Uncertainty over Mbugua’s fate sparks succession battle

Deputy Inspector General of Police Edward Mbugua.

Delay by President Uhuru Kenyatta and the Eliud Kinuthia-led National Police Service Commission (NPSC) has kicked up a fresh succession storm in the Police Service.

For three months, the President and the police commission have remained silent on the fate of Deputy Inspector General Edward Mbugua who is still in office after attaining the mandatory retirement age of 60 in July.

And five senior officers survived ouster from the National Police Service after the NPSC failed to meet yesterday.

The five earmarked to be removed include a former provincial police chief, a former Kenya Police College Kiganjo commandant, an officer in the police legal department and a senior officer in the human resource department in the office of the IG, Jogoo House.

Also in the same group is a former section head at Vigilance House. The President and the NPSC play the pivotal role in deciding whether the deputy IG, who is in charge of the regular police, will continue serving either on contract or exit Vigilance House.

In 2016, MPs amended the law to give the President powers to pick the police chief.

National Assembly made changes to the Miscellaneous Amendments Act last month.

The Act repealed the National Police Service Act 2011 section 13 by removing the role of Parliament.

The law provides that the President shall, on the recommendation of the National Police Service Commission, appoint the Deputy Inspector-General of Police within 14 days of a vacancy occurring.

The changes greatly affected the functions of the NPSC which has been reduced to a rubber stamp in the selection of new police bosses. Senior officers eyeing the top positions have been engaging in all manner of tricks including seeking the endorsement of senior politicians and power brokers.

So intense is the lobbying that candidates eyeing the seat have hired bloggers to write negative stories about their competitors.

Night meetings

Night meetings between politicians and top cops seeking favours to occupy the DIG position are increasing by the day.
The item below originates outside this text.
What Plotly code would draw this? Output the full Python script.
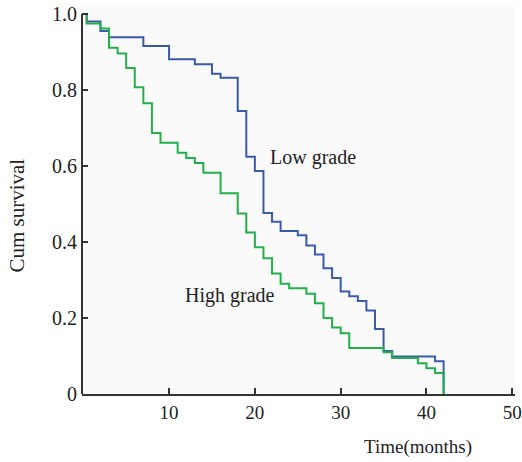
import plotly.graph_objects as go

# Kaplan-Meier step data (months, cumulative survival)
low_t = [0, 0.4, 2, 3, 7, 10, 13, 15, 16, 18, 19, 20, 21, 22, 23, 25, 26, 27, 28, 29,
         30, 31, 32, 33, 34, 35, 36, 41, 42]
low_s = [1.0, 0.98, 0.955, 0.939, 0.916, 0.881, 0.868, 0.843, 0.832, 0.745, 0.624, 0.587,
         0.476, 0.453, 0.429, 0.418, 0.391, 0.367, 0.331, 0.305, 0.270, 0.257, 0.245,
         0.220, 0.171, 0.113, 0.099, 0.086, 0.0]

high_t = [0, 0.4, 2, 3, 4, 5, 6, 7, 8, 9, 11, 12, 13, 14, 16, 18, 19, 20, 21, 22, 23, 24,
          26, 27, 28, 29, 30, 31, 35, 36, 39, 40, 41, 42]
high_s = [1.0, 0.975, 0.962, 0.911, 0.896, 0.858, 0.807, 0.765, 0.687, 0.661, 0.635, 0.621,
          0.608, 0.582, 0.528, 0.475, 0.425, 0.386, 0.357, 0.317, 0.290, 0.278, 0.264,
          0.239, 0.200, 0.175, 0.160, 0.121, 0.110, 0.095, 0.081, 0.068, 0.055, 0.0]

x_ticks = [10, 20, 30, 40, 50]
x_tick_text = ["10", "20", "30", "40", "50"]
y_ticks = [0, 0.2, 0.4, 0.6, 0.8, 1.0]
y_tick_text = ["0", "0.2", "0.4", "0.6", "0.8", "1.0"]

BLUE = "#3a5bab"
GREEN = "#22b04b"
FONT = "Liberation Serif"
AX = "#333333"
TXT = "#222222"

fig = go.Figure()
fig.add_trace(go.Scatter(x=low_t, y=low_s, mode="lines", line=dict(color=BLUE, width=2, shape="hv"),
                         name="Low grade", showlegend=False, hoverinfo="skip"))
fig.add_trace(go.Scatter(x=high_t, y=high_s, mode="lines", line=dict(color=GREEN, width=2, shape="hv"),
                         name="High grade", showlegend=False, hoverinfo="skip"))

fig.update_layout(
    width=522, height=462,
    margin=dict(l=82, r=7, t=6, b=68),
    paper_bgcolor="white",
    plot_bgcolor="#fafafa",
    font=dict(family=FONT, size=19, color=TXT),
    xaxis=dict(range=[-0.15, 50.32], tickvals=x_ticks, ticktext=x_tick_text,
               showgrid=False, zeroline=False, showline=True, linecolor=AX, linewidth=2,
               ticks="inside", ticklen=6, tickwidth=2, tickcolor=AX, automargin=False,
               tickfont=dict(family=FONT, size=19, color=TXT)),
    yaxis=dict(range=[0, 1.021], tickvals=y_ticks, ticktext=y_tick_text,
               showgrid=False, zeroline=False, showline=False, automargin=False,
               ticks="inside", ticklen=6, tickwidth=2, tickcolor=AX,
               ticklabelstandoff=4,
               tickfont=dict(family=FONT, size=20, color=TXT)),
    shapes=[dict(type="line", xref="paper", yref="y", x0=0, x1=0, y0=0, y1=1.0,
                 line=dict(color=AX, width=2))],
    annotations=[
        dict(text="Low grade", x=21.5, y=0.623, xref="x", yref="y", xanchor="left",
             yanchor="middle", showarrow=False, font=dict(family=FONT, size=20, color=TXT)),
        dict(text="High grade", x=11.65, y=0.26, xref="x", yref="y", xanchor="left",
             yanchor="middle", showarrow=False, font=dict(family=FONT, size=20, color=TXT)),
        dict(text="Cum survival", x=-0.149, y=0.461, xref="paper", yref="paper", textangle=-90,
             xanchor="center", yanchor="middle", showarrow=False,
             font=dict(family=FONT, size=21, color=TXT)),
        dict(text="Time(months)", x=0.776, y=-0.137, xref="paper", yref="paper",
             xanchor="center", yanchor="middle", showarrow=False,
             font=dict(family=FONT, size=19, color=TXT)),
    ],
)

fig.write_html("out.html", config={"displayModeBar": False},
               post_script="document.body.style.margin='0';")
Some candidates have been trying their luck by exploiting the handshake between the President and opposition leader Raila Odinga.
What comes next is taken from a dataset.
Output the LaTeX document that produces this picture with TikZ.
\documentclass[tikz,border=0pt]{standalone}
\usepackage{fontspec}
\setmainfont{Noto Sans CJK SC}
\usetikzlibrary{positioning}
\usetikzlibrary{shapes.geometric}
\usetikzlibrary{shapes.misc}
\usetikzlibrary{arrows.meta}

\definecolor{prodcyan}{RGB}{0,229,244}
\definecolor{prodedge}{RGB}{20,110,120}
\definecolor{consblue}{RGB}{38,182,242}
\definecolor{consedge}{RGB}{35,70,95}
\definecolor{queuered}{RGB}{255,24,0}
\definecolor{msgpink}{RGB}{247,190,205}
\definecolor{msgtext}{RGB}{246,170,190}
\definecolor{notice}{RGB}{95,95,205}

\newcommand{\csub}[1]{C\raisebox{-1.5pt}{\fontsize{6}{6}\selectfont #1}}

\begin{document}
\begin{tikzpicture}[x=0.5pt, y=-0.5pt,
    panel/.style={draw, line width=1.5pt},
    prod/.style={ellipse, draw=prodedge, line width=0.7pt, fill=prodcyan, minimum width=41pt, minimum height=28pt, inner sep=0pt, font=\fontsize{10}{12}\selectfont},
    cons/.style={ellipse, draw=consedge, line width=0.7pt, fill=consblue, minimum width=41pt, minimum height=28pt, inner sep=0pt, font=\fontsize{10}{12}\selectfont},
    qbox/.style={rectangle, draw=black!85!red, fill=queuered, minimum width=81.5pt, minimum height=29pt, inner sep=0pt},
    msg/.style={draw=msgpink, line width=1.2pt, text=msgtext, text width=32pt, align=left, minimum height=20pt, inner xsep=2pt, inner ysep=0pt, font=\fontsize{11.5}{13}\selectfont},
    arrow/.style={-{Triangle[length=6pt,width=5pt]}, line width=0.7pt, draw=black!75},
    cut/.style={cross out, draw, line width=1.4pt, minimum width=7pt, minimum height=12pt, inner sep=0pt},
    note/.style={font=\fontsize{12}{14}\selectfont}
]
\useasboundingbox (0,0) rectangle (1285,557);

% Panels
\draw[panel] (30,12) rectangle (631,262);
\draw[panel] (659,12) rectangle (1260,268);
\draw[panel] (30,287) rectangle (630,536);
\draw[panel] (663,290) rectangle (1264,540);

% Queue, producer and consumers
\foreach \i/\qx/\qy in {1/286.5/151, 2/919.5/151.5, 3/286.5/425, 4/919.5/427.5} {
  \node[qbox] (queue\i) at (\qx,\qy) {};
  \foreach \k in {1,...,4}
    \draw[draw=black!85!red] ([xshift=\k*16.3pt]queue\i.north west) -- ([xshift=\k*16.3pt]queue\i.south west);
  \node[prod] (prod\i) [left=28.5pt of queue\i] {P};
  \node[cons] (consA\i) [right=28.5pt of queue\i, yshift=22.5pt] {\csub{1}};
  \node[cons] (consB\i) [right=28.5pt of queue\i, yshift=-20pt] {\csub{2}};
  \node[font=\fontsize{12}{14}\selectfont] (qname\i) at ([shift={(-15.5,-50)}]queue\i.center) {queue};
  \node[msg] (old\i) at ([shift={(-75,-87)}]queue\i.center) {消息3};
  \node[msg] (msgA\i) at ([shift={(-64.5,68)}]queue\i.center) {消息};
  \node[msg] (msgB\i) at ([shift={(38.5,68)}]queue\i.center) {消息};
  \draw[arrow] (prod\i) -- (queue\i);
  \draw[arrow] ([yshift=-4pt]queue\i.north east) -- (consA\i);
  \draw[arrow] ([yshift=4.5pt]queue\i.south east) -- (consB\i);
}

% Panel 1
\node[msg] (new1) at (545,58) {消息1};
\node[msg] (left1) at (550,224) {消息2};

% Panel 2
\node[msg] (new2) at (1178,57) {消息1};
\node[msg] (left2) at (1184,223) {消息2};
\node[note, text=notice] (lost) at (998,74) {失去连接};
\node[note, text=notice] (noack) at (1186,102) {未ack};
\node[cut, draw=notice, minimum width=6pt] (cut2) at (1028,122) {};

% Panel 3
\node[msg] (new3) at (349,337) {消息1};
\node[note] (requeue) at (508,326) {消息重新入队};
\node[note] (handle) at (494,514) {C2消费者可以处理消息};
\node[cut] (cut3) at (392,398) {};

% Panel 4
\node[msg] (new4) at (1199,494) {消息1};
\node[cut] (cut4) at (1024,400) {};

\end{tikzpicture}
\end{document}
The murky succession wrangles have since sucked in Inspector General of Police Hilary Mutyambai who is said to have crafted a list of senior police officers whom he wants to be removed from the service and redeployed to the Public Service Commission (PSC).

Some officers interpreted this move as an effort by the police chief to influence succession politics.
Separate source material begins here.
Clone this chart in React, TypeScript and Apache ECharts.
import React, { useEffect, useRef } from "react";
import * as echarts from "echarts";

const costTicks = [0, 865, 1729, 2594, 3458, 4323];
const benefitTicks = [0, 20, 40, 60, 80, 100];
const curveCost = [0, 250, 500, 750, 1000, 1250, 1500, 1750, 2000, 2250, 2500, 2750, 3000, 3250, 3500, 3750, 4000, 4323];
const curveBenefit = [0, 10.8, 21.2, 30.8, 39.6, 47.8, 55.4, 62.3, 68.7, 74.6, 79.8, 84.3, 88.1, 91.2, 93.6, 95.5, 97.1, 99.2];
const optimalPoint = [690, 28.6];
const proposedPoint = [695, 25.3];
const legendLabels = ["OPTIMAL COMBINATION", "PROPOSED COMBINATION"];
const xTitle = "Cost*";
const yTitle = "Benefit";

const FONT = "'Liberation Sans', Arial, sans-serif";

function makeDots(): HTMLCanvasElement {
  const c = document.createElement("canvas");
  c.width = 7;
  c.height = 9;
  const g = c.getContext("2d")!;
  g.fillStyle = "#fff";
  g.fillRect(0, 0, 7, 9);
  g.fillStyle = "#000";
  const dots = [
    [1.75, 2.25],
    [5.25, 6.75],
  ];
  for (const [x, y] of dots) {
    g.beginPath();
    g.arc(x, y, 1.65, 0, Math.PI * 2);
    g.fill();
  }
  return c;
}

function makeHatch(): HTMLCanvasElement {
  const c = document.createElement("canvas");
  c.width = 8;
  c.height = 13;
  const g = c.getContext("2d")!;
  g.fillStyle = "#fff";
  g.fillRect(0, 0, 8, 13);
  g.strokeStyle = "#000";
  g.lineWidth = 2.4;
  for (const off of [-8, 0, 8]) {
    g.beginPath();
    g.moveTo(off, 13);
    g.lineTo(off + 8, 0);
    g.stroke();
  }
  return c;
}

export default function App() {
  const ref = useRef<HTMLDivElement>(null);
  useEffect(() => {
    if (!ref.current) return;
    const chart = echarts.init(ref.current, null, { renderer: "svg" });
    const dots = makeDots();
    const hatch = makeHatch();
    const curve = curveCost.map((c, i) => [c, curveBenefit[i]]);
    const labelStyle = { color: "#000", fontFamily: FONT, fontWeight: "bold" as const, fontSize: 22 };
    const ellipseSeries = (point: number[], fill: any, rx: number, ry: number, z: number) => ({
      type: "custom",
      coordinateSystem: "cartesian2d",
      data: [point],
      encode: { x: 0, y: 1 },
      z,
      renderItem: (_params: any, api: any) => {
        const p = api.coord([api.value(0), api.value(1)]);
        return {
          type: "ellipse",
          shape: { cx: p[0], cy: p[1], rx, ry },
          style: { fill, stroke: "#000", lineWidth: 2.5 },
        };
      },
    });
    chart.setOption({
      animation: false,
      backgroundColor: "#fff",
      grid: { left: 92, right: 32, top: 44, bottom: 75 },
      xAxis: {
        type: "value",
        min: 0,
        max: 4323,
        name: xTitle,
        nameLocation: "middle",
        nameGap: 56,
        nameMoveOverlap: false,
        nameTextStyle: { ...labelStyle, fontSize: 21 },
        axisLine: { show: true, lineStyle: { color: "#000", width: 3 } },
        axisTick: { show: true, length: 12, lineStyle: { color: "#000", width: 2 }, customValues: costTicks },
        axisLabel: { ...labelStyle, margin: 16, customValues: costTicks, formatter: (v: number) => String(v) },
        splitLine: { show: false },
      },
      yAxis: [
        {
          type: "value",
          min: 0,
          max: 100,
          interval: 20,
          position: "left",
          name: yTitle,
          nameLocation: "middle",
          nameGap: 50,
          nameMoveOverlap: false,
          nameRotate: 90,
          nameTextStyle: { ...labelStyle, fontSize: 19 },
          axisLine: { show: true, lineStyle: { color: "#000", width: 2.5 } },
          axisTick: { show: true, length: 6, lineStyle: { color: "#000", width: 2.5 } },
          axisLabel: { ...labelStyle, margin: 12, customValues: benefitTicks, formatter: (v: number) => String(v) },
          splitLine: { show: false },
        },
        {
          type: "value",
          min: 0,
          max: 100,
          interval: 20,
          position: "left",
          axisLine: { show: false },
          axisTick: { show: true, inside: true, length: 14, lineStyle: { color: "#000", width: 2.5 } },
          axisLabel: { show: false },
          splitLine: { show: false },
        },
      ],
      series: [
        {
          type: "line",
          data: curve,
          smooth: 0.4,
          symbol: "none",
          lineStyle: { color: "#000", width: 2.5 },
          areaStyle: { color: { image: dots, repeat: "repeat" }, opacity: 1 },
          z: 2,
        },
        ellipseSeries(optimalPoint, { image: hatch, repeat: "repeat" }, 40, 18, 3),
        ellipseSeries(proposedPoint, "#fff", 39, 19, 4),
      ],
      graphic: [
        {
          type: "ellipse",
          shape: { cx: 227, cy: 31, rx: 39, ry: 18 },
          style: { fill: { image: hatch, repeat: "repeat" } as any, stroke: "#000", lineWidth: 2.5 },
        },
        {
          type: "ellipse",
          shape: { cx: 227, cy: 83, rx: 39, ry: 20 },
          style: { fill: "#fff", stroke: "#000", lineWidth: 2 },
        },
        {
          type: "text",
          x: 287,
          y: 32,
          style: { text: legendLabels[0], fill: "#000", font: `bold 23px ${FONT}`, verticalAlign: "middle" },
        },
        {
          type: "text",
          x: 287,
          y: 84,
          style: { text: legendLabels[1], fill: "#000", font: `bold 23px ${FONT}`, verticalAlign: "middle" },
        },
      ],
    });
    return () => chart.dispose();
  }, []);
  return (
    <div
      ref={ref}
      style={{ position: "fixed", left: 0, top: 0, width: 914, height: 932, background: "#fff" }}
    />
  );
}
Sending senior police officers to PSC is gaining popularity among new police chiefs especially those who have come from outside the service.

The reasoning behind such transfers is that some senior officers especially those seen to have been eyeing the same position as the incoming police boss may be a threat.

Yesterday, Mutyambai denied claims that he had a list of senior officers he wants ousted from the service and plans of influencing Mbugua’s successor.

“I am not in the picture,” Mutyambai told Saturday Standard on phone.

The police boss also declined to comment on the fate of Mbugua. “I don’t know,” he said.

Should such plans succeed, authors of this succession plot will have total control on who becomes the new DIG.

The last bunch of three senior police officers to have been sent to PSC happened in 2018.

Highly placed sources familiar with the plans told Saturday Standard that NPSC chair Eliud Kinuthia who has been leading his commissioners on a field tour of police stations has been asked to cut short his trips and return to Nairobi for a meeting on the pending changes.

Kinuthia and his team were expected back to the Skylark offices in Westland’s on Friday.

“We have been under a lot of pressure to sanction the changes but we have remained put,” NPSC commissioner said.

The commission failed to meet yesterday as planned.